Since the inception of the university-wide Towards 2030 planning process, the University of Toronto’s Governing Council, the highest decision-making body at the university, established the Task Force on Governance which produced a Governance Report that recommended the restructuring of bodies at the satellite campuses.

Louis Charpentier, secretary of Governing Council, presented the structure and mandate of the proposed governance model in Council Chambers.

At the last Town Hall in January, the committee presented recommendations including that UTM and UTSC will have their own Campus Councils with separate committees to review academic and campus affairs to tailor decision-making procedures to the needs of the local community.

On Thursday, Charpentier presented the proposed mandate for Campus Council (CC), which would be comparable to a board of Governing Council, and would only be concerned with matters affecting UTM’s objectives and priorities, the development of these plans, and the effective use of resources. The CC would be comprised of internal and external members from the five estates being represented: students, faculty, staff, alumni, and community. Of the 26 members that are expected to sit on CC, thirteen would be internal members. Of those internal members, three are students.

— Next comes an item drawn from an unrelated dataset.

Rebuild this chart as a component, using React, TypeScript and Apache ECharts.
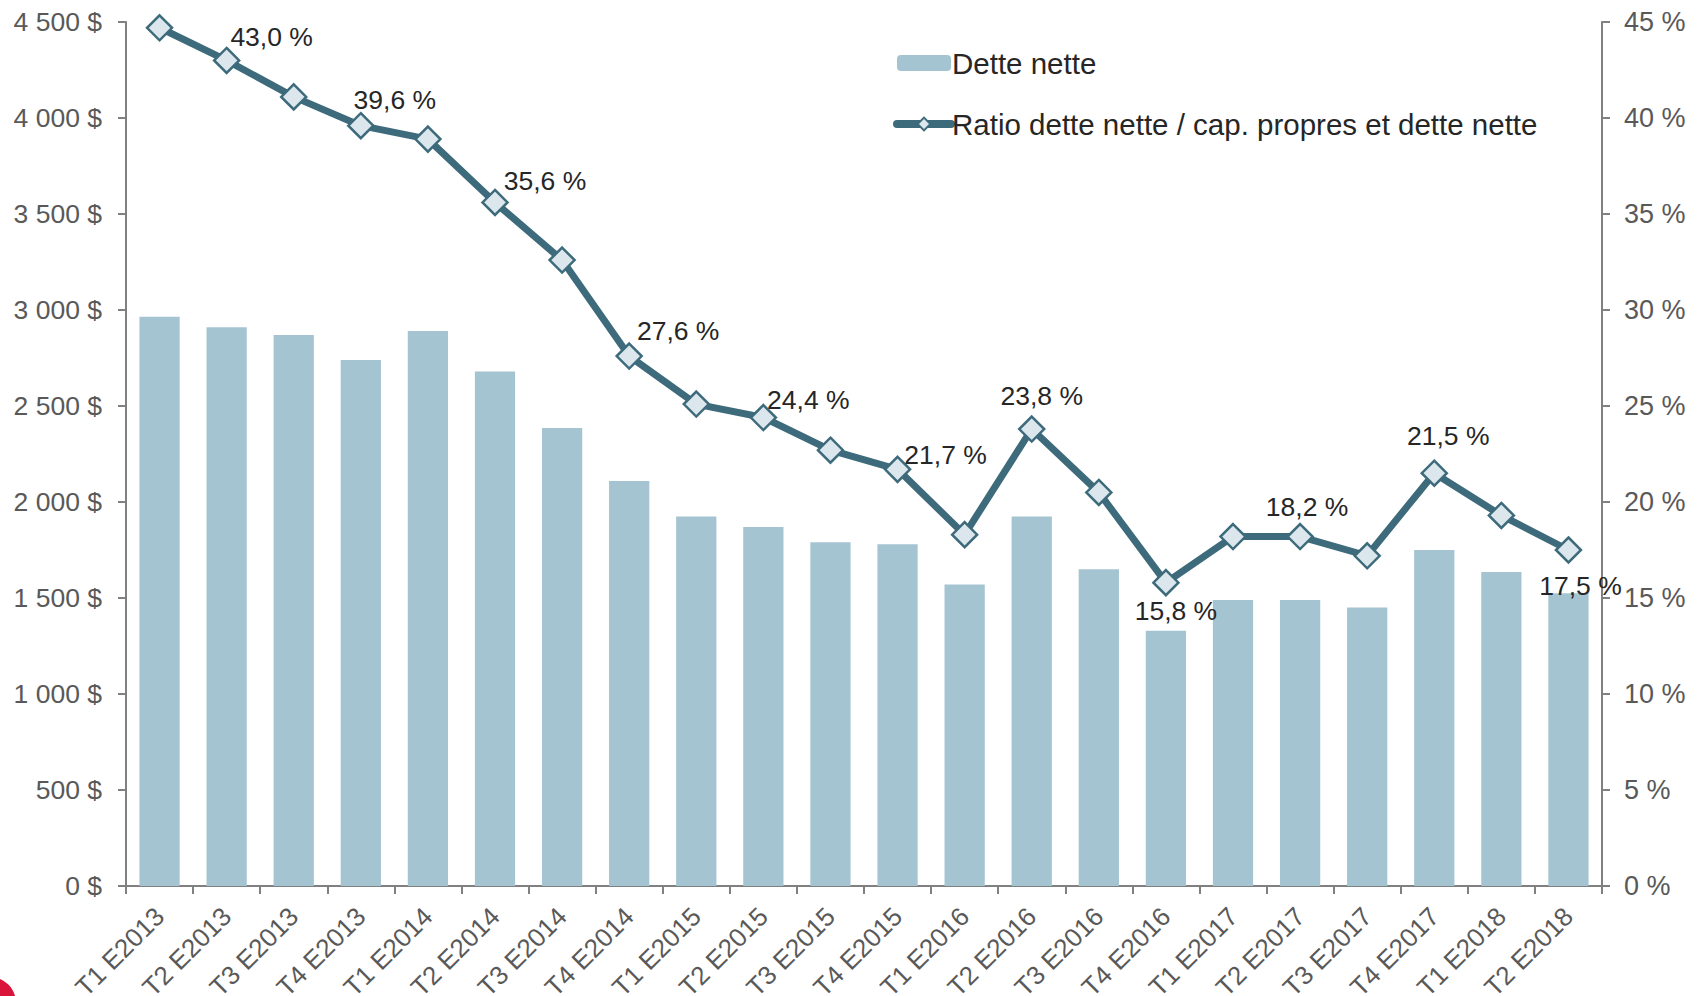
import React, { useEffect, useRef } from "react";
import * as echarts from "echarts";

const categories = [
  "T1 E2013", "T2 E2013", "T3 E2013", "T4 E2013",
  "T1 E2014", "T2 E2014", "T3 E2014", "T4 E2014",
  "T1 E2015", "T2 E2015", "T3 E2015", "T4 E2015",
  "T1 E2016", "T2 E2016", "T3 E2016", "T4 E2016",
  "T1 E2017", "T2 E2017", "T3 E2017", "T4 E2017",
  "T1 E2018", "T2 E2018",
];

const detteNette = [
  2965, 2910, 2870, 2740, 2890, 2680, 2385, 2110,
  1925, 1870, 1790, 1780, 1570, 1925, 1650, 1330,
  1490, 1490, 1450, 1750, 1635, 1525,
];

const ratio = [
  44.7, 43.0, 41.1, 39.6, 38.9, 35.6, 32.6, 27.6,
  25.1, 24.4, 22.7, 21.7, 18.3, 23.8, 20.5, 15.8,
  18.2, 18.2, 17.2, 21.5, 19.3, 17.5,
];

const leftTicks = { min: 0, max: 4500, interval: 500 };
const rightTicks = { min: 0, max: 45, interval: 5 };

const legendNames = ["Dette nette", "Ratio dette nette / cap. propres et dette nette"];

// label placement (style): index -> [dx, dy]
const labelOffsets: Record<number, [number, number]> = {
  1: [45, -23],
  3: [34, -26],
  5: [50, -21],
  7: [49, -25],
  9: [45, -18],
  11: [48, -14],
  13: [10, -33],
  15: [10, 28],
  17: [7, -30],
  19: [14, -37],
  21: [12, 36],
};

const FONT = "'Liberation Sans', Arial, sans-serif";
const BAR = "#a3c4d0";
const LINE = "#3d6b7c";
const MARK = "#dbe7ec";
const AXIS = "#808080";
const TICKTXT = "#595959";
const TXT = "#262626";

const fmtThousands = (v: number) =>
  String(v).replace(/\B(?=(\d{3})+(?!\d))/g, " ");

export default function App() {
  const ref = useRef<HTMLDivElement>(null);
  useEffect(() => {
    if (!ref.current) return;
    const chart = echarts.init(ref.current, null, { renderer: "svg" });
    const lineData = ratio.map((v, i) => {
      const off = labelOffsets[i];
      if (!off) return { value: v, label: { show: false } };
      return {
        value: v,
        label: {
          show: true,
          position: "inside",
          offset: off,
          formatter: (p: any) => p.value.toFixed(1).replace(".", ",") + " %",
        },
      };
    });
    chart.setOption({
      animation: false,
      backgroundColor: "#ffffff",
      textStyle: { fontFamily: FONT },
      grid: {
        left: 126,
        right: 98,
        top: 22,
        bottom: 110,
        containLabel: false,
        outerBoundsMode: "none",
      },
      legend: {
        show: true,
        orient: "vertical",
        left: 888,
        top: 43,
        itemWidth: 54,
        itemHeight: 16,
        itemGap: 31,
        selectedMode: false,
        textStyle: { fontSize: 29.5, color: TXT, fontFamily: FONT, padding: [0, 0, 0, -4] },
        data: [
          { name: legendNames[0] },
          { name: legendNames[1], lineStyle: { width: 8, color: LINE, cap: "round" } },
        ],
      },
      xAxis: {
        type: "category",
        data: categories,
        boundaryGap: true,
        axisLine: { show: true, lineStyle: { color: AXIS, width: 2 } },
        axisTick: { show: true, length: 8, lineStyle: { color: AXIS, width: 2 } },
        axisLabel: {
          rotate: 45,
          interval: 0,
          fontSize: 26,
          color: TICKTXT,
          fontFamily: FONT,
          margin: 26,
        },
      },
      yAxis: [
        {
          type: "value",
          position: "left",
          ...leftTicks,
          axisLine: { show: true, lineStyle: { color: AXIS, width: 2 } },
          axisTick: { show: true, length: 8, lineStyle: { color: AXIS, width: 2 } },
          splitLine: { show: false },
          axisLabel: {
            fontSize: 26.5,
            color: TICKTXT,
            fontFamily: FONT,
            margin: 24,
            formatter: (v: number) => fmtThousands(v) + " $",
          },
        },
        {
          type: "value",
          position: "right",
          ...rightTicks,
          axisLine: { show: true, lineStyle: { color: AXIS, width: 2 } },
          axisTick: { show: true, length: 8, lineStyle: { color: AXIS, width: 2 } },
          splitLine: { show: false },
          axisLabel: {
            fontSize: 27,
            color: TICKTXT,
            fontFamily: FONT,
            margin: 22,
            formatter: (v: number) => v + " %",
          },
        },
      ],
      series: [
        {
          name: legendNames[0],
          type: "bar",
          yAxisIndex: 0,
          data: detteNette,
          barCategoryGap: "40%",
          itemStyle: { color: BAR },
        },
        {
          name: legendNames[1],
          type: "line",
          yAxisIndex: 1,
          data: lineData,
          symbol: "diamond",
          symbolSize: 25,
          lineStyle: { color: LINE, width: 7 },
          itemStyle: { color: MARK, borderColor: LINE, borderWidth: 2.5 },
          label: { fontSize: 26.5, color: TXT, fontFamily: FONT },
          z: 3,
        },
      ],
      graphic: [
        {
          type: "circle",
          shape: { cx: -10, cy: 1003, r: 26 },
          style: { fill: "#d9163a" },
          silent: true,
        },
      ],
    });
    return () => chart.dispose();
  }, []);
  return (
    <div
      ref={ref}
      style={{ position: "fixed", left: 0, top: 0, width: 1700, height: 996 }}
    />
  );
}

According to Professor Amrita Daniere, the Vice-Dean Graduate and chair of the Governance Review Committee, the CC is envisioned as a body to vote or approve things that have already been debated and negotiated at the Campus Affairs Committees and Academic Affairs Committees, both of which are being created under the new model.

The Executive Committee would serve as the agenda-setting function, with membership appointed annually by the CC.

The Academic Affairs Committee would be responsible for academic matters and the Campus Affairs Committee would be concerned with matters that directly affect the quality of campus life.

This new governance model is expected to replace the ECC when it comes into effect.

After Charpentier presented the new model, he and Daniere answered questions from those in attendance.

“The idea isn’t that any of the new bodies that we’re focussing on today is going to exactly mimic the size of the ECC,” Daniere said. “The size isn’t as important as the percentages and the representation of the different five estates. It’s not a one-to-one replacement with ECC. We’re proposing a different structure now. This is a totally different animal than ECC.”

Representation of students on these committees was brought up many times during the Q&A session.

Gilbert Cassar, president of the UTM Students’ Union, along with the union’s Executive Director Walied Khogali, expressed disappointment in the new model.

Besides the fact that student representation has been reduced, UTMSU’s other main concern was that UTM is being forced to “adopt a sort of mirror model from the Scarborough campus”.

“The model we’ve been focussing on is the one that has come from task force and Scarborough primarily because it seems to work,” Daniere said. “This is a really complicated process. This is a really complicated university. There are many considerations to bear in mind.”

The model will be presented to the Governing Council for approval on June 25 with the implementation taking place from 2012 to 2013. The expected effective date of changes is July 1, 2013.